The chef is training the sous to be a chef one day himself. The hope is to pass on practiced technique and time tested systems onto the next generation in hopes that years down the line you will not be forgotten. I think that the immortality of ideas is fascinating and to add to the melange of culinary history is the goal. Escoffier did not set out to be the father of French cuisine - he had Careme, Verenne, et al. who already owned the title, depending on who you talked to. Escoffier's codification - in other words his theory regarding the work that existed before him - is what has given him that title in modern cuisine. It was his apprentices and sous chefs who spread his teachings. They were his disciples and it is the hope of any chef worth his salt to create a legion of these folk to take over any town where they sling their knife.
I was a sous chef for over ten years. Without a degree it seemed most owners did not want to hand over the most expensive and difficult aspect of their business to a 20-something. Who can blame them? I became a career sous chef, sought out by several notable chefs in several cities. I kept kitchens clean and slung hash at an impressive rate. I also am loyal to a fault and would buy into these men's systems hook, line and sinker - not because their food was the craziest shit, but rather I had things to learn and wanted to get them learnt. Now. I had places to go. There must be a reason they won't hire me as chef and maybe this guy knows what it is. That concept inspired a fervent dedication to my chef and my job. I regularly fell into the cycle of taking on to much in hopes to please.
It's a tricky point in a cook's career.
I will say this: I was last hired as a sous chef about six years ago and I hope to never be in that tenuous position again although I look back on it with the fondness one reserves for memories of summer camp or family holidays. I was sous to some very remarkable and flawed men who I hold in similar esteem to my father and grandfather. They collectively forged me into the cook and chef that I am today and I hope to inspire those under me with the same loyalty in hopes that my culinary legacy will not be lost as soon as I am.


James Pawl Kane
Chef & Sous Chef in Perpetuity

8.03.2013

Continuing the Discussion

So I've been sitting on this for a couple weeks now, but with the recent podcast being dropped on this very topic of conversation I feel the impetus to put pen to paper, fingers to keys. I had the supreme displeasure of recently watching a friend and coworker go through a month long decline into a self-inflicted spiraling depression and eventual implosion. We all thought this to be a temporary phase and never acknowledged this shift in emotion to possess the gravity it held. It came to a head on an unassuming Friday morning, when whatever demons he had been wrestling with forced action and prompted him to quit without notice at the beginning of a shift, walk out of the restaurant after slamming a copy of his depleted bank statement on the bar and head home to the South in a frenzy of exasperation and exhaustion.

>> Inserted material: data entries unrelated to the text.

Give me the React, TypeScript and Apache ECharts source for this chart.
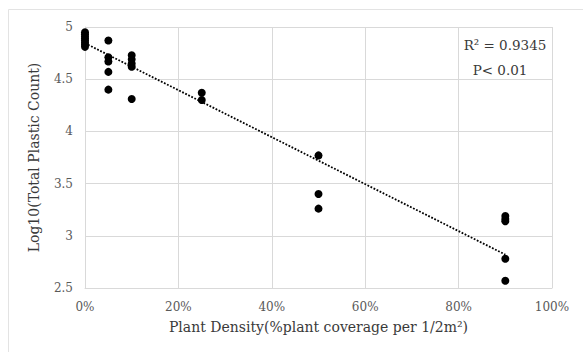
import React, { useEffect, useRef } from "react";
import * as echarts from "echarts";

const xGroups = [0, 0.05, 0.1, 0.25, 0.5, 0.9];
const yGroup0 = [4.95, 4.93, 4.91, 4.89, 4.87, 4.85, 4.83, 4.81];
const yGroup5 = [4.87, 4.71, 4.67, 4.57, 4.4];
const yGroup10 = [4.73, 4.69, 4.65, 4.62, 4.31];
const yGroup25 = [4.37, 4.3];
const yGroup50 = [3.77, 3.4, 3.26];
const yGroup90 = [3.19, 3.16, 3.14, 2.78, 2.57];
const trendX = [0, 0.9];
const trendY = [4.845, 2.82];
const annotation = ["R² = 0.9345", "P< 0.01"];
const xTitle = "Plant Density(%plant coverage per 1/2m²)";
const yTitle = "Log10(Total Plastic Count)";

const FONT = "DejaVu Serif";

export default function App() {
  const ref = useRef<HTMLDivElement>(null);
  useEffect(() => {
    if (!ref.current) return;
    const chart = echarts.init(ref.current, null, { renderer: "svg" });
    const groups = [yGroup0, yGroup5, yGroup10, yGroup25, yGroup50, yGroup90];
    const points: number[][] = [];
    groups.forEach((g, i) => g.forEach((v) => points.push([xGroups[i], v])));
    chart.setOption({
      animation: false,
      backgroundColor: "#ffffff",
      textStyle: { fontFamily: FONT },
      grid: { left: 85, right: 31, top: 27, bottom: 64, containLabel: false },
      xAxis: {
        type: "value",
        min: 0,
        max: 1,
        interval: 0.2,
        axisLine: { show: true, lineStyle: { color: "#d9d9d9" } },
        axisTick: { show: false },
        splitLine: { show: true, lineStyle: { color: "#d9d9d9" } },
        axisLabel: {
          formatter: (v: number) => Math.round(v * 100) + "%",
          color: "#595959",
          fontSize: 12,
          fontFamily: FONT,
          margin: 13,
        },
        name: xTitle,
        nameLocation: "middle",
        nameGap: 32,
        nameTextStyle: { color: "#3a3a3a", fontSize: 14, fontFamily: FONT },
      },
      yAxis: {
        type: "value",
        min: 2.5,
        max: 5,
        interval: 0.5,
        axisLine: { show: true, lineStyle: { color: "#d9d9d9" } },
        axisTick: { show: false },
        splitLine: { show: true, lineStyle: { color: "#d9d9d9" } },
        axisLabel: {
          color: "#595959",
          fontSize: 12,
          fontFamily: FONT,
          margin: 12,
        },
        name: yTitle,
        nameLocation: "middle",
        nameGap: 44,
        nameRotate: 90,
        nameTextStyle: { color: "#3a3a3a", fontSize: 14, fontFamily: FONT },
      },
      graphic: [
        {
          type: "rect",
          shape: { x: 8.5, y: 9.5, width: 700, height: 500 },
          style: { fill: "none", stroke: "#e3e3e3", lineWidth: 1 },
          silent: true,
        },
        {
          type: "text",
          x: 505,
          y: 45,
          style: {
            text: annotation[0],
            fontSize: 13.5,
            fontFamily: FONT,
            fill: "#3a3a3a",
            align: "center",
            verticalAlign: "middle",
          },
        },
        {
          type: "text",
          x: 500,
          y: 70,
          style: {
            text: annotation[1],
            fontSize: 13.5,
            fontFamily: FONT,
            fill: "#3a3a3a",
            align: "center",
            verticalAlign: "middle",
          },
        },
      ],
      series: [
        {
          type: "line",
          data: trendX.map((x, i) => [x, trendY[i]]),
          symbol: "none",
          lineStyle: { color: "#000000", width: 1.8, type: [1.8, 1.6] },
          z: 1,
        },
        {
          type: "scatter",
          data: points,
          symbol: "circle",
          symbolSize: 8,
          itemStyle: { color: "#000000", opacity: 1 },
          z: 2,
        },
      ],
    });
    return () => chart.dispose();
  }, []);
  return (
    <div
      ref={ref}
      style={{ position: "absolute", left: 0, top: 0, width: 583, height: 352 }}
    />
  );
}
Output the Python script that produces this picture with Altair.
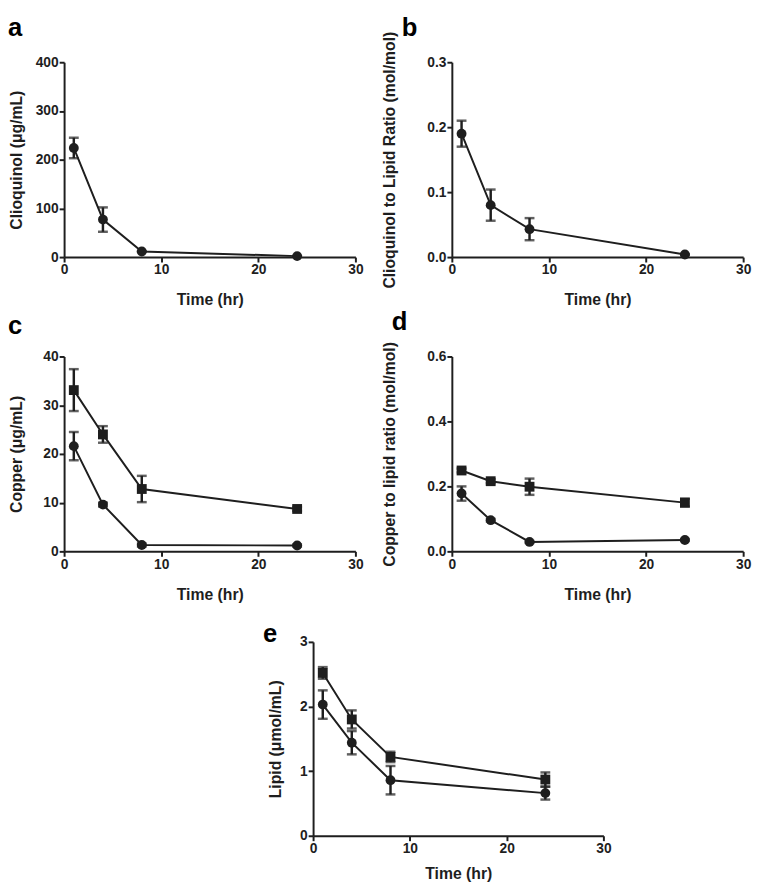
import altair as alt
import pandas as pd

INK = "#1e1e1e"
FONT = "Liberation Sans"

# ---------------- data ----------------
TIME = [1, 4, 8, 24]
X_TICKS = [0, 10, 20, 30]

clioquinol_mean = [224, 77, 11.5, 2]
clioquinol_sd = [21, 25, 0, 0]

cq_lipid_ratio_mean = [0.190, 0.080, 0.043, 0.004]
cq_lipid_ratio_sd = [0.020, 0.024, 0.017, 0.0]

copper_square_mean = [33.1, 24.0, 12.8, 8.7]
copper_square_sd = [4.3, 1.7, 2.7, 0.4]
copper_circle_mean = [21.6, 9.6, 1.3, 1.2]
copper_circle_sd = [2.9, 0.4, 0.3, 0.2]

cu_ratio_square_mean = [0.249, 0.216, 0.199, 0.150]
cu_ratio_square_sd = [0.006, 0.006, 0.025, 0.012]
cu_ratio_circle_mean = [0.178, 0.096, 0.029, 0.035]
cu_ratio_circle_sd = [0.022, 0.004, 0.003, 0.003]

lipid_square_mean = [2.52, 1.80, 1.22, 0.87]
lipid_square_sd = [0.09, 0.14, 0.08, 0.11]
lipid_circle_mean = [2.03, 1.44, 0.86, 0.66]
lipid_circle_sd = [0.22, 0.18, 0.22, 0.10]


def frame(series, mean, sd):
    return pd.DataFrame({
        "time": TIME,
        "mean": mean,
        "lo": [m - s for m, s in zip(mean, sd)],
        "hi": [m + s for m, s in zip(mean, sd)],
        "series": series,
    })


def letter_layer(letter, dx, dy, opacity=1):
    return alt.Chart(pd.DataFrame({"t": [letter]})).mark_text(
        font=FONT, fontSize=26, fontWeight="bold", color="black",
        align="left", baseline="top", opacity=opacity,
    ).encode(text="t:N", x=alt.value(dx), y=alt.value(dy))


def panel(frames, y_ticks, fmt, y_title, letter, letter_dx, letter_dy,
          y_tp, x_tp, width=296, height=198):
    data = pd.concat(frames, ignore_index=True)
    xsc = alt.Scale(domain=[0, 30], nice=False, zero=True)
    ysc = alt.Scale(domain=[y_ticks[0], y_ticks[-1]], nice=False)
    xax = alt.Axis(values=X_TICKS, format="d", title="Time (hr)",
                   titlePadding=x_tp)
    yax = alt.Axis(values=y_ticks, format=fmt, title=y_title,
                   titlePadding=y_tp)
    base = alt.Chart(data)
    line = base.mark_line(color=INK, strokeWidth=2).encode(
        x=alt.X("time:Q", scale=xsc, axis=xax),
        y=alt.Y("mean:Q", scale=ysc, axis=yax),
        detail="series:N",
    )
    err = base.mark_errorbar(ticks=True, size=10, thickness=2.5,
                             color=INK).encode(
        x=alt.X("time:Q", scale=xsc, axis=xax),
        y=alt.Y("lo:Q", scale=ysc, axis=yax),
        y2="hi:Q",
        detail="series:N",
    )
    pts = base.mark_point(filled=True, opacity=1, color=INK,
                          strokeWidth=0).encode(
        x=alt.X("time:Q", scale=xsc, axis=xax),
        y=alt.Y("mean:Q", scale=ysc, axis=yax),
        shape=alt.Shape("series:N",
                        scale=alt.Scale(domain=["circle", "square"],
                                        range=["circle", "square"]),
                        legend=None),
        size=alt.Size("series:N",
                      scale=alt.Scale(domain=["circle", "square"],
                                      range=[100, 100]),
                      legend=None),
    )
    lab = letter_layer(letter, letter_dx, letter_dy)
    return alt.layer(line, err, pts, lab).properties(width=width,
                                                     height=height)


a = panel([frame("circle", clioquinol_mean, clioquinol_sd)],
          [0, 100, 200, 300, 400], "d", "Clioquinol (\u03bcg/mL)",
          "a", -57, -48, 11, 15)
b = panel([frame("circle", cq_lipid_ratio_mean, cq_lipid_ratio_sd)],
          [0, 0.1, 0.2, 0.3], ".1f",
          "Clioquinol to Lipid Ratio (mol/mol)",
          "b", -51, -48, 30, 15)
c = panel([frame("square", copper_square_mean, copper_square_sd),
           frame("circle", copper_circle_mean, copper_circle_sd)],
          [0, 10, 20, 30, 40], "d", "Copper (\u03bcg/mL)",
          "c", -57, -44, 19, 16)
d = panel([frame("square", cu_ratio_square_mean, cu_ratio_square_sd),
           frame("circle", cu_ratio_circle_mean, cu_ratio_circle_sd)],
          [0, 0.2, 0.4, 0.6], ".1f", "Copper to lipid ratio (mol/mol)",
          "d", -61, -48, 30, 16)
e = panel([frame("square", lipid_square_mean, lipid_square_sd),
           frame("circle", lipid_circle_mean, lipid_circle_sd)],
          [0, 1, 2, 3], "d", "Lipid (\u03bcmol/mL)",
          "e", -51, -21, 16, 10, width=295, height=197)

# invisible spacer whose left edge matches the panel letters of a and c
spacer = letter_layer("a", -57, 100, opacity=0).properties(width=155,
                                                            height=10)

row1 = alt.HConcatChart(hconcat=[a, b], spacing=98, bounds="flush")
row2 = alt.HConcatChart(hconcat=[c, d], spacing=98, bounds="flush")
row3 = alt.HConcatChart(hconcat=[spacer, e], spacing=98, bounds="flush")
top = alt.VConcatChart(vconcat=[row1, row2], spacing=2)

chart = alt.VConcatChart(
    vconcat=[top, row3], spacing=19, background="white",
    padding={"left": 0, "top": 0, "right": 2, "bottom": 2},
).configure_view(stroke=None).configure_axis(
    domainColor=INK, domainWidth=2, tickColor=INK, tickWidth=2, tickSize=5,
    labelFont=FONT, labelFontSize=14, labelFontWeight="bold",
    labelColor=INK, labelPadding=1, labelFlush=False,
    titleFont=FONT, titleFontSize=16, titleFontWeight="bold",
    titleColor=INK, grid=False,
)

chart.save("out.html", embed_options={"renderer": "svg", "actions": False})
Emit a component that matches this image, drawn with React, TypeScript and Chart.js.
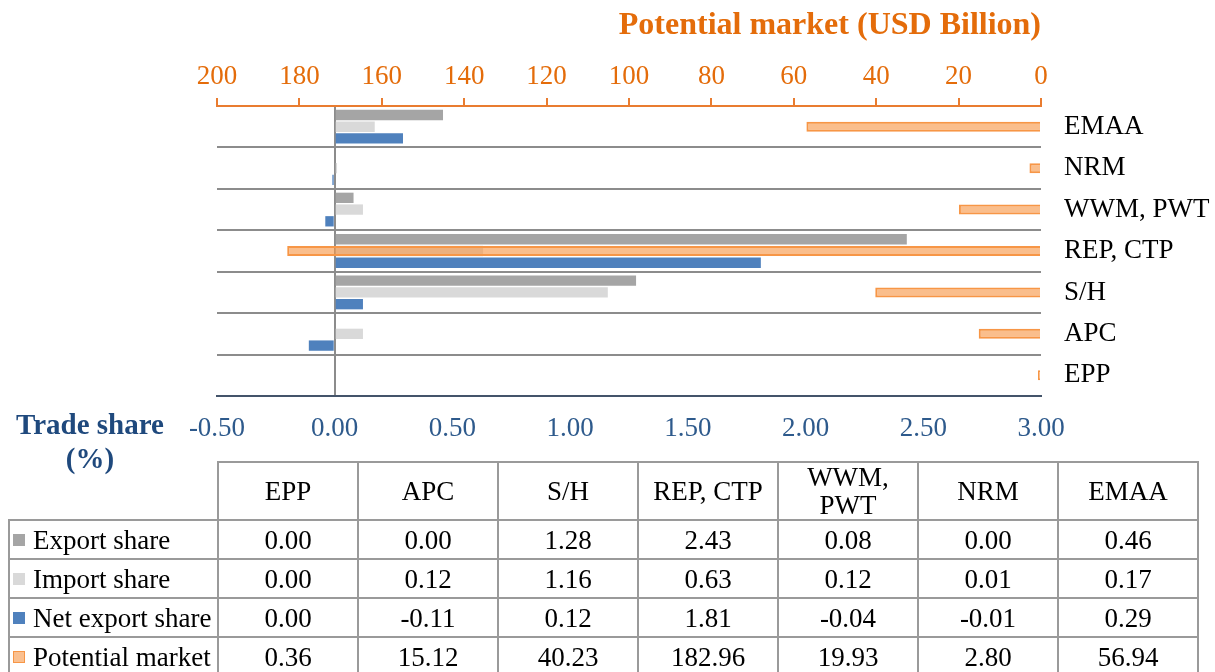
import React, { useEffect, useRef } from 'react';
import { Chart, registerables } from 'chart.js';

Chart.register(...registerables);

// ---- Data (table order: bottom to top in the chart) ----
const categories = ['EPP', 'APC', 'S/H', 'REP, CTP', 'WWM, PWT', 'NRM', 'EMAA'];
const tableHeaders = ['EPP', 'APC', 'S/H', 'REP, CTP', 'WWM,\nPWT', 'NRM', 'EMAA'];
const exportShare = [0.0, 0.0, 1.28, 2.43, 0.08, 0.0, 0.46];
const importShare = [0.0, 0.12, 1.16, 0.63, 0.12, 0.01, 0.17];
const netExportShare = [0.0, -0.11, 0.12, 1.81, -0.04, -0.01, 0.29];
const potentialMarket = [0.36, 15.12, 40.23, 182.96, 19.93, 2.8, 56.94];
const seriesNames = ['Export share', 'Import share', 'Net export share', 'Potential market'];
const topAxisTitle = 'Potential market (USD Billion)';

const FONT = '"Liberation Serif", "Times New Roman", serif';
const ORANGE_TEXT = '#E46C0A';
const ORANGE_LINE = '#E97C30';
const BLUE_TEXT = '#1F497D';

const swatches = [
  { bg: '#A5A5A5', border: '#A5A5A5' },
  { bg: '#D9D9D9', border: '#D9D9D9' },
  { bg: '#4F81BD', border: '#4F81BD' },
  { bg: '#FAC090', border: '#F79646' },
];

// Title for the reversed top axis, right-aligned to the chart area's right edge
const topTitlePlugin = {
  id: 'topTitle',
  afterDraw(chart: any) {
    const { ctx, chartArea } = chart;
    ctx.save();
    ctx.font = `bold 32px ${FONT}`;
    ctx.fillStyle = ORANGE_TEXT;
    ctx.textAlign = 'right';
    ctx.textBaseline = 'middle';
    ctx.fillText(topAxisTitle, chartArea.right, 26);
    ctx.restore();
  },
};

export default function App() {
  const ref = useRef<HTMLCanvasElement>(null);

  useEffect(() => {
    const chart = new Chart(ref.current as HTMLCanvasElement, {
      type: 'bar',
      data: {
        labels: categories,
        datasets: [
          {
            label: seriesNames[3],
            data: potentialMarket,
            xAxisID: 'x2',
            yAxisID: 'y',
            grouped: false,
            maxBarThickness: 10,
            minBarLength: 3,
            backgroundColor: 'rgba(247,150,70,0.62)',
            borderColor: '#F79646',
            borderWidth: 2,
            order: 0,
          } as any,
          {
            label: seriesNames[0],
            data: exportShare,
            xAxisID: 'x',
            yAxisID: 'y',
            backgroundColor: '#A5A5A5',
            order: 1,
          },
          {
            label: seriesNames[1],
            data: importShare,
            xAxisID: 'x',
            yAxisID: 'y',
            backgroundColor: '#D9D9D9',
            order: 1,
          },
          {
            label: seriesNames[2],
            data: netExportShare,
            xAxisID: 'x',
            yAxisID: 'y',
            backgroundColor: '#4F81BD',
            order: 1,
          },
        ],
      },
      options: {
        indexAxis: 'y',
        responsive: false,
        animation: false,
        layout: { padding: { left: 217, right: 0, top: 0, bottom: 0 } },
        plugins: {
          legend: { display: false },
          tooltip: { enabled: false },
        },
        datasets: {
          bar: { categoryPercentage: 0.85, barPercentage: 0.88 },
        },
        scales: {
          x: {
            type: 'linear',
            position: 'bottom',
            min: -0.5,
            max: 3,
            ticks: {
              stepSize: 0.5,
              color: '#2E5A8C',
              font: { family: FONT, size: 27 },
              padding: 17,
              callback: (v: any) => Number(v).toFixed(2),
            },
            grid: {
              drawTicks: false,
              lineWidth: 2,
              color: (ctx: any) =>
                ctx.tick && Math.abs(ctx.tick.value) < 1e-9 ? '#8C8C8C' : 'rgba(0,0,0,0)',
            },
            border: { display: true, color: '#44546A', width: 2 },
            afterFit: (s: any) => {
              s.height = 64;
            },
          },
          x2: {
            type: 'linear',
            axis: 'x',
            position: 'top',
            min: 0,
            max: 200,
            reverse: true,
            ticks: {
              stepSize: 20,
              color: ORANGE_TEXT,
              font: { family: FONT, size: 27 },
              padding: 5,
            },
            grid: {
              drawOnChartArea: false,
              drawTicks: true,
              tickLength: 8,
              color: ORANGE_LINE,
              lineWidth: 2,
            },
            border: { display: true, color: ORANGE_LINE, width: 2 },
            title: { display: false },
            afterFit: (s: any) => {
              s.height = 106;
            },
          },
          y: {
            type: 'category',
            position: 'right',
            reverse: true,
            grid: {
              color: '#8C8C8C',
              lineWidth: 2,
              drawTicks: false,
              offset: true,
            },
            border: { display: false },
            ticks: {
              color: '#000000',
              font: { family: FONT, size: 27 },
              padding: 23,
              crossAlign: 'near',
            },
            afterFit: (s: any) => {
              s.width = 174;
            },
          },
        },
      } as any,
      plugins: [topTitlePlugin],
    });
    return () => chart.destroy();
  }, []);

  const cellBorder = '2px solid #9A9A9A';
  const rows = [exportShare, importShare, netExportShare, potentialMarket];

  return (
    <div
      style={{
        position: 'absolute',
        left: 0,
        top: 0,
        width: 1215,
        height: 672,
        overflow: 'hidden',
        background: '#ffffff',
        fontFamily: FONT,
      }}
    >
      <canvas ref={ref} width={1215} height={460} style={{ position: 'absolute', left: 0, top: 0 }} />
      <div
        style={{
          position: 'absolute',
          left: 0,
          top: 407,
          width: 180,
          textAlign: 'center',
          color: BLUE_TEXT,
          fontWeight: 'bold',
          fontSize: 29,
          lineHeight: '34px',
        }}
      >
        Trade share
        <br />
        (%)
      </div>
      <table
        style={{
          position: 'absolute',
          left: 8,
          top: 461,
          borderCollapse: 'collapse',
          tableLayout: 'fixed',
          width: 1189,
          fontSize: 27,
          color: '#000',
        }}
      >
        <colgroup>
          <col style={{ width: 209 }} />
          {categories.map((c) => (
            <col key={c} style={{ width: 140 }} />
          ))}
        </colgroup>
        <tbody>
          <tr style={{ height: 58 }}>
            <td style={{ border: 'none', padding: 0 }} />
            {tableHeaders.map((h) => (
              <td
                key={h}
                style={{
                  border: cellBorder,
                  textAlign: 'center',
                  whiteSpace: 'pre-line',
                  lineHeight: '28px',
                  padding: 0,
                }}
              >
                {h}
              </td>
            ))}
          </tr>
          {rows.map((vals, ri) => (
            <tr key={ri} style={{ height: 39 }}>
              <td style={{ border: cellBorder, padding: '0 0 0 3px', whiteSpace: 'nowrap', lineHeight: '30px' }}>
                <span
                  style={{
                    display: 'inline-block',
                    width: ri === 3 ? 10 : 12,
                    height: ri === 3 ? 10 : 12,
                    background: swatches[ri].bg,
                    border: ri === 3 ? `1px solid ${swatches[ri].border}` : 'none',
                    marginRight: 8,
                    verticalAlign: 'middle',
                    position: 'relative',
                    top: -2,
                  }}
                />
                {seriesNames[ri]}
              </td>
              {vals.map((v, ci) => (
                <td
                  key={ci}
                  style={{ border: cellBorder, textAlign: 'center', padding: 0, lineHeight: '30px' }}
                >
                  {v.toFixed(2)}
                </td>
              ))}
            </tr>
          ))}
        </tbody>
      </table>
    </div>
  );
}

Overworked, underpaid, and under-appreciated, my colleague could not take the stress of the situation and ejected himself from this personal hell with an immediacy that inspires awe, compassion and, most importantly, reflection.

Summers in NYC are fucking brutal for restaurant folk. The weather is not just hot, but cruelly amplified by the very asphalt we roam upon. Our apartments take on the quality of bikram studios that create a seemingly endless three month long sweat session. Biking through the spray of an unleashed hydrant becomes an activity in of itself, as one can find temporary solace in the cooling water reminiscent of younger summers spent running through backyard sprinklers with grass stained feet.
Most importantly though, the weather does not allow the body to fully relax and causes for shortened tempers and heightened emotions. Shit is hot and our patience wains as the thermostat climbs. For the employee of an NYC restaurant this is all augmented by the fact that you are working through the slowest of the seasons, as most of the people wealthy enough to dine out on a consistent basis have fled the humidity for Montauk, for the Hamptons, for anywhere that is not New York City.

The line cook perseveres for the most part as we are by nature gluttons for punishment in a truly masochistic sense. A little extra sweat through the shift just means we can embellish our stories a little more at the bar after service. However, the front of the house truly suffers through these leaner months as service slows and so too does their income from tips. You start to internalize the situation. The restaurant is no longer slow because of the season, but due to your own personal failings as a cook, a server, as a representative of the establishment. You question everything and this dialogue becomes a pervasive voice that only grows louder as the temperature rises and the tickets roll in at a slower tempo. By nature restaurant work promotes a certain introspective self-examination, as we are constantly engaged in a process of personal critique, but this phenomenon becomes destructive when environmental and social forces collide to heighten its affect. Taking it a step further, when an employee is already predisposed to depression and dramatic shifts of emotion, this quality becomes outright dangerous. 

My friend is gone from the restaurant and the establishment has met the challenge of his departure as was necessary. He was the FOH coordinator and his sudden departure caused for a frantic weekend that will never be forgotten, but the trivial hardships of service pale in comparison to my genuine hope that he is in a better mental place having removed himself from the fray. He knew his limits and left before things progressed too far. Regrettably I am writing this personal account in the shadow of Colin Devlin's own suicide. My heart goes out to his family and friends, and though I never knew the man I feel as though we all understand the struggle he endured having braved the industry for twenty-eight years while opening three successful Brooklyn restaurants. Take heed of this account and of Mr. Devlin's life, as a life dedicated to professional cookery is too often concluded by physical and mental decline. We all need our escape, whether it is in drink, drugs or some other format, but never lose the awareness of your self to the point where you lack control. We are an abstract assemblage of men and women who have foolishly embarked on a ride that will take us to the highest and lowest places in our lives, but we must find support in one another through the toughest of times. Line cook for life.